_YOUR TASK_:
Open with the line that has "Write a LaTeX"; close with the line that has "(p1b) at (233,728)". Retype those lines exactly, images excluded.

_SUPPLIED MATERIAL_:
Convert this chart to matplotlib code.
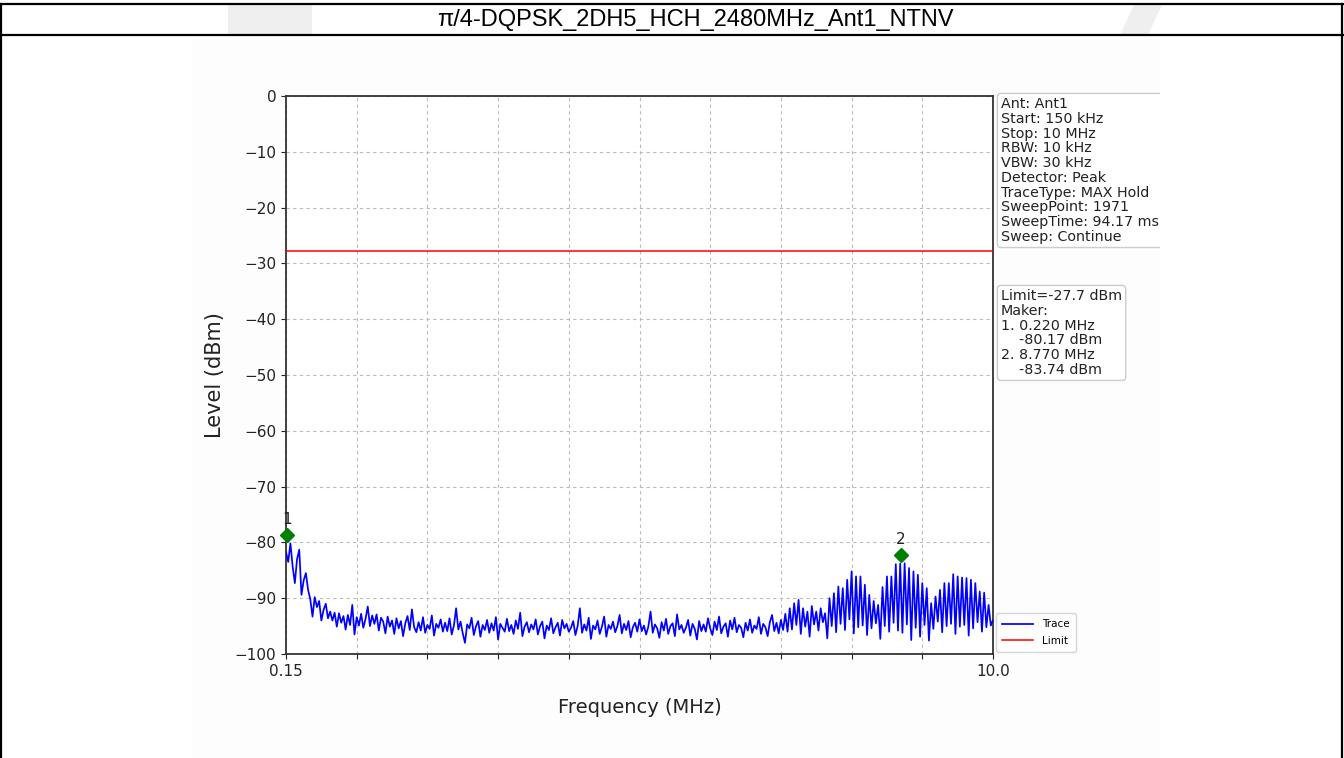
import numpy as np
import matplotlib
matplotlib.use("Agg")
import matplotlib.pyplot as plt
from matplotlib.lines import Line2D
from matplotlib.patches import Rectangle, Polygon
from matplotlib.transforms import offset_copy

# ---------------- data ----------------
title = "π/4-DQPSK_2DH5_HCH_2480MHz_Ant1_NTNV"
freq_start = 0.15   # MHz
freq_stop = 10.0    # MHz
limit_level = -27.7  # dBm

trace_levels = [
    -81.7, -83.5, -80.17, -84.3, -87.3, -83.0, -81.3, -89.4, -86.8, -85.5,
    -88.5, -90.2, -93.3, -89.8, -91.6, -90.5, -94.0, -92.1, -91.0, -93.6,
    -92.4, -94.0, -92.6, -95.1, -92.7, -94.4, -93.2, -95.6, -93.0, -94.8,
    -91.2, -96.5, -93.4, -94.9, -92.8, -95.3, -93.7, -91.5, -95.0, -93.1,
    -94.6, -92.9, -95.8, -93.5, -94.2, -96.3, -93.3, -95.1, -94.0, -96.4,
    -93.6, -95.4, -94.1, -96.8, -94.5, -93.2, -95.7, -92.0, -95.2, -96.1,
    -94.3, -95.8, -93.4, -96.2, -94.8, -95.5, -93.1, -96.7, -94.6, -95.3,
    -93.8, -96.0, -94.4, -95.9, -93.6, -96.5, -94.9, -91.8, -95.6, -94.2,
    -96.3, -98.0, -94.7, -95.4, -93.5, -96.6, -95.0, -94.1, -96.9, -94.8,
    -95.7, -93.9, -96.2, -94.5, -95.8, -93.4, -97.4, -94.6, -95.3, -96.0,
    -93.7, -95.9, -94.8, -96.4, -94.0, -95.5, -92.6, -96.8, -95.1, -94.3,
    -96.1, -94.7, -95.6, -93.8, -96.5, -95.0, -94.2, -97.2, -94.9, -95.7,
    -93.6, -96.3, -95.2, -94.4, -96.7, -93.9, -95.4, -94.6, -96.0, -95.3,
    -94.1, -96.6, -95.0, -91.8, -96.2, -94.7, -95.8, -93.5, -97.3, -94.9,
    -95.6, -94.0, -96.4, -95.1, -93.3, -96.9, -94.8, -95.5, -94.2, -96.1,
    -95.0, -93.0, -96.3, -94.6, -95.7, -94.1, -97.0, -95.2, -94.4, -96.0,
    -93.8, -95.9, -94.9, -96.5, -95.1, -92.4, -96.2, -94.7, -95.4, -97.1,
    -94.3, -95.8, -93.7, -96.4, -95.0, -94.5, -96.8, -92.9, -95.6, -94.8,
    -96.2, -95.3, -93.9, -96.7, -94.6, -95.5, -97.4, -94.1, -95.9, -94.7,
    -96.0, -93.6, -95.4, -96.6, -94.2, -95.7, -93.3, -96.3, -95.1, -94.5,
    -96.9, -94.0, -95.6, -93.5, -96.1, -94.8, -95.3, -97.0, -94.4, -95.8,
    -93.8, -96.2, -94.9, -95.5, -93.4, -96.4, -94.6, -95.2, -96.8, -94.3,
    -93.0, -95.9, -94.4, -96.3, -93.9, -95.7, -92.8, -96.0,
    -91.8, -95.6, -90.9, -94.8, -90.3, -96.4, -91.8, -95.1, -92.4, -96.9,
    -91.4, -94.7, -92.4, -95.8, -91.8, -94.3, -92.7, -97.2, -90.0, -95.0,
    -89.1, -96.1, -87.9, -94.6, -88.2, -95.7, -86.7, -93.8, -85.2, -96.3,
    -86.1, -95.2, -86.1, -94.9, -87.6, -96.6, -89.4, -95.4, -90.5, -94.5,
    -91.2, -97.3, -88.0, -95.0, -86.1, -96.0, -86.1, -94.4, -83.9, -95.8,
    -83.8, -96.2, -83.74, -94.7, -84.6, -97.5, -85.2, -95.3, -85.8, -96.9,
    -87.3, -94.8, -88.2, -97.6, -90.9, -95.5, -89.7, -94.2, -88.5, -96.1,
    -87.3, -95.0, -87.3, -94.6, -85.7, -96.4, -86.1, -95.1, -86.3, -94.8,
    -86.4, -96.7, -86.7, -95.4, -87.3, -94.3, -88.8, -96.0, -89.0, -95.2,
    -91.2, -94.9, -93.9,
]

marker_ids = ["1", "2"]
marker_freqs = [0.220, 8.770]
marker_levels = [-80.17, -83.74]

info_lines = ["Ant: Ant1", "Start: 150 kHz", "Stop: 10 MHz", "RBW: 10 kHz",
              "VBW: 30 kHz", "Detector: Peak", "TraceType: MAX Hold",
              "SweepPoint: 1971", "SweepTime: 94.17 ms", "Sweep: Continue"]
marker_lines = ["Limit=-27.7 dBm", "Maker:", "1. 0.220 MHz", "    -80.17 dBm",
                "2. 8.770 MHz", "    -83.74 dBm"]

y_ticks = [0, -10, -20, -30, -40, -50, -60, -70, -80, -90, -100]
x_tick_labels = ["0.15", "", "", "", "", "", "", "", "", "", "10.0"]

# ---------------- figure ----------------
W, H = 1344, 758
fig = plt.figure(figsize=(W / 100, H / 100), dpi=100)
fig.patch.set_facecolor("white")

def fx(px):
    return px / W

def fy(py):
    return 1 - py / H

# subtle background of the embedded chart image
fig.add_artist(Rectangle((fx(192), fy(758)), fx(1160) - fx(192), fy(37) - fy(758),
                         transform=fig.transFigure, facecolor="#fdfdfd",
                         edgecolor="none", zorder=0))
# watermark shapes in title row
wm = "#efefef"
fig.add_artist(Rectangle((fx(228), fy(35)), fx(312) - fx(228), fy(5) - fy(35),
                         transform=fig.transFigure, facecolor=wm, edgecolor="none", zorder=0))
fig.add_artist(Polygon([(fx(1120), fy(35)), (fx(1148), fy(35)), (fx(1162), fy(5)), (fx(1134), fy(5))],
                       closed=True, transform=fig.transFigure, facecolor=wm, edgecolor="none", zorder=0))

# table frame lines
for (x0, y0, x1, y1, lw) in [(0, 4, W, 4, 1.6), (0, 35, W, 35, 1.6),
                             (1, 4, 1, H, 1.6), (1342, 4, 1342, H, 1.6)]:
    fig.add_artist(Line2D([fx(x0), fx(x1)], [fy(y0), fy(y1)], transform=fig.transFigure,
                          color="black", linewidth=lw, zorder=5))

fig.text(fx(695), fy(20), title, ha="center", va="center", fontsize=17,
         family=["Liberation Sans", "DejaVu Sans"], color="black")

# ---------------- main axes ----------------
ax = fig.add_axes([fx(286), fy(654), fx(993) - fx(286), fy(96) - fy(654)])
freqs = np.linspace(freq_start, freq_stop, len(trace_levels))
ax.plot(freqs, trace_levels, color="blue", linewidth=1.25, label="Trace", zorder=3)
ax.axhline(limit_level, color="red", linewidth=1.1, label="Limit", zorder=3)

ax.set_xlim(freq_start, freq_stop)
ax.set_ylim(-100, 0)
ax.set_xticks(np.linspace(freq_start, freq_stop, len(x_tick_labels)))
ax.set_xticklabels(x_tick_labels)
ax.set_yticks(y_ticks)
ax.tick_params(labelsize=11, colors="#222222")
ax.grid(True, linestyle=(0, (3, 3)), color="#bbbbbb", linewidth=0.8)
for sp in ax.spines.values():
    sp.set_color("#333333")
    sp.set_linewidth(1.3)
ax.set_xlabel("Frequency (MHz)", fontsize=14, labelpad=14, color="#222222")
ax.set_ylabel("Level (dBm)", fontsize=15, labelpad=7, color="#222222")

# markers
mk_trans = offset_copy(ax.transData, fig=fig, x=-3, y=6, units="points")
ax.plot(marker_freqs, marker_levels, linestyle="none", marker="D", markersize=7,
        color="green", transform=mk_trans, zorder=4, clip_on=False)
for mid, mf, ml in zip(marker_ids, marker_freqs, marker_levels):
    ax.annotate(mid, (mf, ml), xytext=(-3, 12), textcoords="offset points",
                ha="center", va="bottom", fontsize=11, color="#222222")

leg = ax.legend(loc="lower left", bbox_to_anchor=(1.004, 0.004), borderaxespad=0,
                fontsize=7.5, frameon=True, handlelength=3.0, labelspacing=0.6,
                borderpad=0.6)
leg.get_frame().set_edgecolor("#cccccc")

# info boxes, clipped at the embedded image edge
clip_ax = fig.add_axes([fx(192), fy(758), fx(1160) - fx(192), fy(37) - fy(758)])
clip_ax.axis("off")
clip_ax.patch.set_alpha(0)

t1 = fig.text(fx(1001), fy(97), "\n".join(info_lines), ha="left", va="top",
              fontsize=10.3, linespacing=1.07, color="#222222",
              bbox=dict(boxstyle="round,pad=0.25", facecolor="white", edgecolor="#cccccc"))
t2 = fig.text(fx(1001), fy(289), "\n".join(marker_lines), ha="left", va="top",
              fontsize=10.3, linespacing=1.07, color="#222222",
              bbox=dict(boxstyle="round,pad=0.25", facecolor="white", edgecolor="#cccccc"))
for t in (t1, t2):
    t.set_clip_on(True)
    t.set_clip_box(clip_ax.bbox)

fig.savefig("out.png", dpi=100)
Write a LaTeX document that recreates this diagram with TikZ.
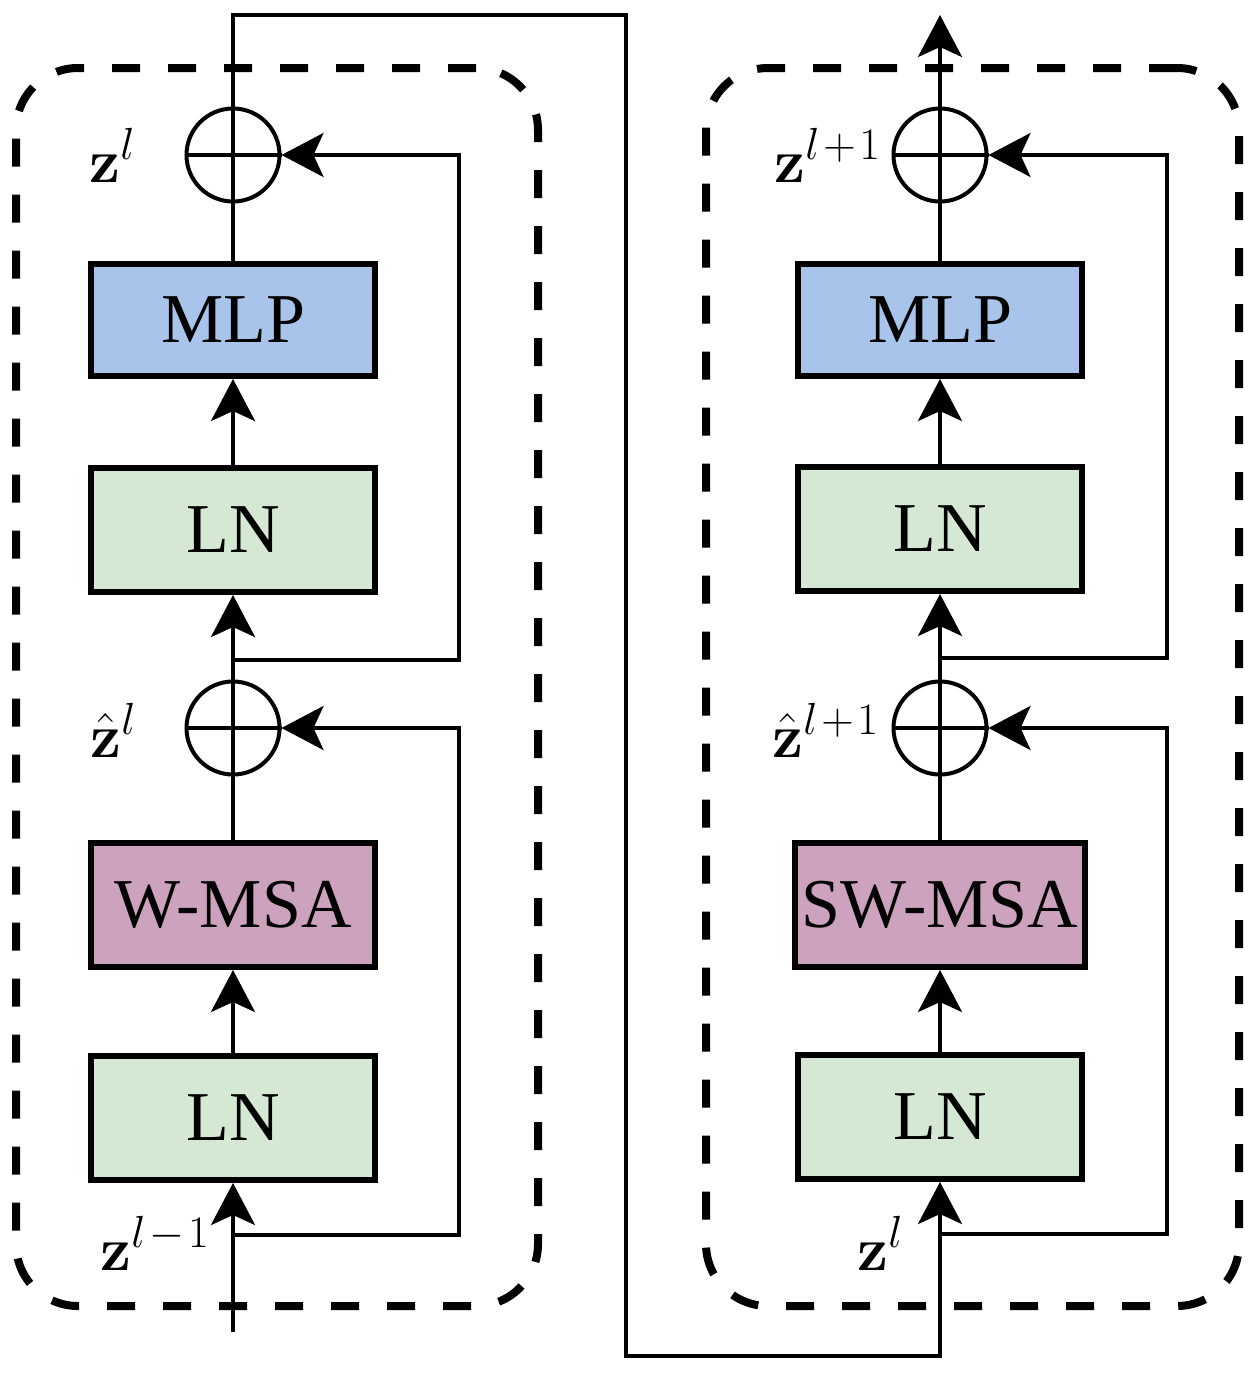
\RequirePackage{fix-cm}
\documentclass[tikz,border=0pt]{standalone}
\usepackage[no-math]{fontspec}
\setmainfont{Liberation Serif}
\DeclareMathSizes{31}{31}{22.5}{16}
\usetikzlibrary{arrows.meta,calc}
\definecolor{mlpblue}{HTML}{A9C4EB}
\definecolor{lngreen}{HTML}{D5E8D4}
\definecolor{msapink}{HTML}{CDA2BE}
\newcommand{\supsp}{\mkern1.5mu}
\begin{document}
\begin{tikzpicture}[x=0.5pt,y=-0.5pt,
  box/.style={draw, line width=3pt, minimum width=142pt, minimum height=62pt, inner sep=0pt, font=\fontsize{35}{42}\selectfont},
  addc/.style={circle, draw, line width=2pt, minimum size=46.5pt, inner sep=0pt},
  dbox/.style={draw, line width=4pt, dash pattern=on 14pt off 14pt, rounded corners=31pt, inner sep=0pt, minimum height=619pt},
  conn/.style={line width=2pt},
  arr/.style={conn, -{Stealth[length=21pt,width=22pt,inset=5pt]}},
  lab/.style={anchor=base west, inner sep=0pt, font=\fontsize{31}{36}\selectfont}
]
\useasboundingbox (0,0) rectangle (1258,1376);

% dashed groups
\node[dbox, minimum width=261pt] (g1) at (277,687) {};
\node[dbox, minimum width=266.5pt] (g2) at (972.5,687) {};

% left column
\node[box, fill=mlpblue, minimum height=56pt] (mlp1) at (233,320) {MLP};
\node[box, fill=lngreen] (ln1a) at (233,530) {LN};
\node[box, fill=msapink] (msa1) at (233,905) {W-MSA};
\node[box, fill=lngreen] (ln1b) at (233,1118) {LN};
\node[addc] (p1a) at (233,155) {};
\node[addc] (p1b) at (233,728) {};

% right column
\node[box, fill=mlpblue, minimum height=56pt] (mlp2) at (940,320) {MLP};
\node[box, fill=lngreen] (ln2a) at (940,529) {LN};
\node[box, fill=msapink, minimum width=145pt] (msa2) at (940,905) {SW-MSA};
\node[box, fill=lngreen] (ln2b) at (940,1117) {LN};
\node[addc] (p2a) at (940,155) {};
\node[addc] (p2b) at (940,728) {};

% crosses in the adders
\foreach \p in {p1a,p1b,p2a,p2b}{
  \draw[conn] (\p.north) -- (\p.south) (\p.west) -- (\p.east);
}

% coordinates
\coordinate (in1) at (233,1332);
\coordinate (b1) at (233,1235);
\coordinate (b2) at (233,660);
\coordinate (b3) at (940,1234);
\coordinate (b4) at (940,658);
\coordinate (t1) at (233,15);
\coordinate (t2) at (626,1356);
\coordinate (out) at (940,15);

% left connectors
\draw[arr] (in1) -- (ln1b.south);
\draw[arr] (ln1b.north) -- (msa1.south);
\draw[conn] (msa1.north) -- (p1b.south);
\draw[arr] (p1b.north) -- (ln1a.south);
\draw[arr] (ln1a.north) -- (mlp1.south);
\draw[conn] (mlp1.north) -- (p1a.south);
\draw[arr] (b1) -- ++(226,0) |- (p1b.east);
\draw[arr] (b2) -- ++(226,0) |- (p1a.east);

% link between blocks
\draw[arr] (p1a.north) -- (t1) -| (t2) -| (ln2b.south);

% right connectors
\draw[arr] (ln2b.north) -- (msa2.south);
\draw[conn] (msa2.north) -- (p2b.south);
\draw[arr] (p2b.north) -- (ln2a.south);
\draw[arr] (ln2a.north) -- (mlp2.south);
\draw[conn] (mlp2.north) -- (p2a.south);
\draw[arr] (p2a.north) -- (out);
\draw[arr] (b3) -- ++(227,0) |- (p2b.east);
\draw[arr] (b4) -- ++(227,0) |- (p2a.east);

% labels
\node[lab] (l1) at (89,182) {$\mathbf{z}^{l}$};
\node[lab] (l2) at (90,757) {$\hat{\mathbf{z}}^{l}$};
\node[lab] (l3) at (100,1270) {$\mathbf{z}^{l\supsp-\supsp1}$};
\node[lab] (r1) at (774,182) {$\mathbf{z}^{l\supsp+\supsp1}$};
\node[lab] (r2) at (772,757) {$\hat{\mathbf{z}}^{l\supsp+\supsp1}$};
\node[lab] (r3) at (857,1270) {$\mathbf{z}^{l}$};
\end{tikzpicture}
\end{document}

_THE COMPLETED TASK_:
Write a LaTeX document that recreates this diagram with TikZ.
\RequirePackage{fix-cm}
\documentclass[tikz,border=0pt]{standalone}
\usepackage[no-math]{fontspec}
\setmainfont{Liberation Serif}
\DeclareMathSizes{31}{31}{22.5}{16}
\usetikzlibrary{arrows.meta,calc}
\definecolor{mlpblue}{HTML}{A9C4EB}
\definecolor{lngreen}{HTML}{D5E8D4}
\definecolor{msapink}{HTML}{CDA2BE}
\newcommand{\supsp}{\mkern1.5mu}
\begin{document}
\begin{tikzpicture}[x=0.5pt,y=-0.5pt,
  box/.style={draw, line width=3pt, minimum width=142pt, minimum height=62pt, inner sep=0pt, font=\fontsize{35}{42}\selectfont},
  addc/.style={circle, draw, line width=2pt, minimum size=46.5pt, inner sep=0pt},
  dbox/.style={draw, line width=4pt, dash pattern=on 14pt off 14pt, rounded corners=31pt, inner sep=0pt, minimum height=619pt},
  conn/.style={line width=2pt},
  arr/.style={conn, -{Stealth[length=21pt,width=22pt,inset=5pt]}},
  lab/.style={anchor=base west, inner sep=0pt, font=\fontsize{31}{36}\selectfont}
]
\useasboundingbox (0,0) rectangle (1258,1376);

% dashed groups
\node[dbox, minimum width=261pt] (g1) at (277,687) {};
\node[dbox, minimum width=266.5pt] (g2) at (972.5,687) {};

% left column
\node[box, fill=mlpblue, minimum height=56pt] (mlp1) at (233,320) {MLP};
\node[box, fill=lngreen] (ln1a) at (233,530) {LN};
\node[box, fill=msapink] (msa1) at (233,905) {W-MSA};
\node[box, fill=lngreen] (ln1b) at (233,1118) {LN};
\node[addc] (p1a) at (233,155) {};
\node[addc] (p1b) at (233,728) {};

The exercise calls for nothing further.